Maybe a corrected version of your code would be more help than trying to explain what you've done wrong: as the saying goes; a picture is worth a thousand words (or something like that).

def mainMenuChoice():
    print("Please make a selection...")
    print("")
    print("1 - Option One")
    print("2 - Option Two")
    print("3 - Option Three (Quit)")

    menuChoice = input("Enter your choice: ")

    return int(menuChoice)


while True:

    choice = mainMenuChoice()

    if choice == 1:
        print("You chose option 1")
    elif choice == 2:
        print("You chose option 2")
    elif choice == 3:
        print("You chose option 3")
        input("Press the enter key to quit")
        quit()

I think that you should be able to see what I've changed and why, but if you can't understand the changes, then feel free to ask.

As a foot note, there is no error checking for the input() but again, if you want that, simply ask, or better still try: (hint hint) and code a checking loop.

[ChLenx79]

That's actually a lot slicker. Thanks both! And thanks for tidying up my post too.

[snippsat]

Can also look how i do it in this post.

[deanhystad]

I like designing for reuse. A menu can be implemented primarily as data with just a little code sprinkled in.

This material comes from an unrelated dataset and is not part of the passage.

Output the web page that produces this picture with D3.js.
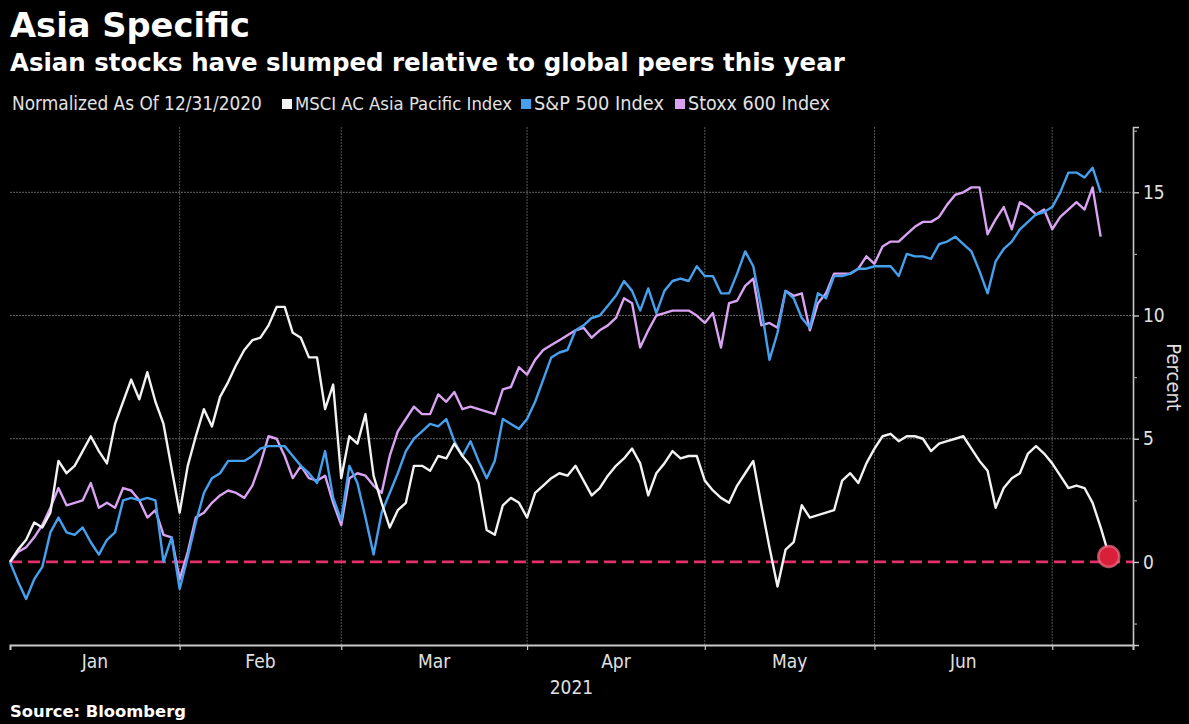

def menu(menu_options, menu_keys="ABCDEFGHIJK"):
    while True:
        choices = {a:b for a, b in zip(menu_keys, menu_options)}
        print("\nPlease make a selection")
        for a, b in choices.items():
            print(f"{a} : {b}")
        choice = input("Enter your choice: ")
        if choice in choices:
            menu_options[choices[choice]]()
            break
        print(f"{choice} is not a valid selection.")
 

menu_a = {
    "Option A" : lambda: print("You chose option A"),
    "Option B" : lambda: print("You chose option B"),
    "Quit" : lambda : quit("You chose quit")
}

menu_b = {
    "Option 1" : lambda: print("You chose option 1"),
    "Option 2" : lambda: print("You chose option 2"),
    "Quit" : lambda : quit("You chose quit")
}

while True:
    menu(menu_a, "ABC")
    menu(menu_b, "123")

Why do so many programmers insist on converting strings to numbers when they don't need a number? This is rob101's code converted to accept a menu string. The code does not crash no matter what you enter as input (except ctrl+c).
def mainMenuChoice():
print("Please make a selection...")
print("")
print("1 - Option One")
print("2 - Option Two")
print("3 - Option Three (Quit)")

return input("Enter your choice: ")


while True:

choice = mainMenuChoice()

if choice == '1':
print("You chose option 1")
elif choice == '2':
print("You chose option 2")
elif choice == '3':
print("You chose option 3")
input("Press the enter key to quit")
quit()
An alternative robust solution is to do the conversion and capture the exception.

def mainMenuChoice():
    print("Please make a selection...")
    print("")
    print("1 - Option One")
    print("2 - Option Two")
    print("3 - Option Three (Quit)")
 
    menuChoice = input("Enter your choice: ")
 
    return int(menuChoice)
 
 
while True:
 
    try:
        choice = mainMenuChoice()
    
        if choice == 1:
            print("You chose option 1")
        elif choice == 2:
            print("You chose option 2")
        elif choice == 3:
            print("You chose option 3")
            input("Press the enter key to quit")
            quit()
    except ValueError:
        print("That is not a valid choice")

As you can see, converting the user input to an integer doesn't provide any benefit. All it does is make you write code to catch the inevitable ValueError that occurs when someone fat fingers "e" instead of 3. If you don't use the input in an equation or a loop count or some use where the numeric value is important, don't convert it to a number.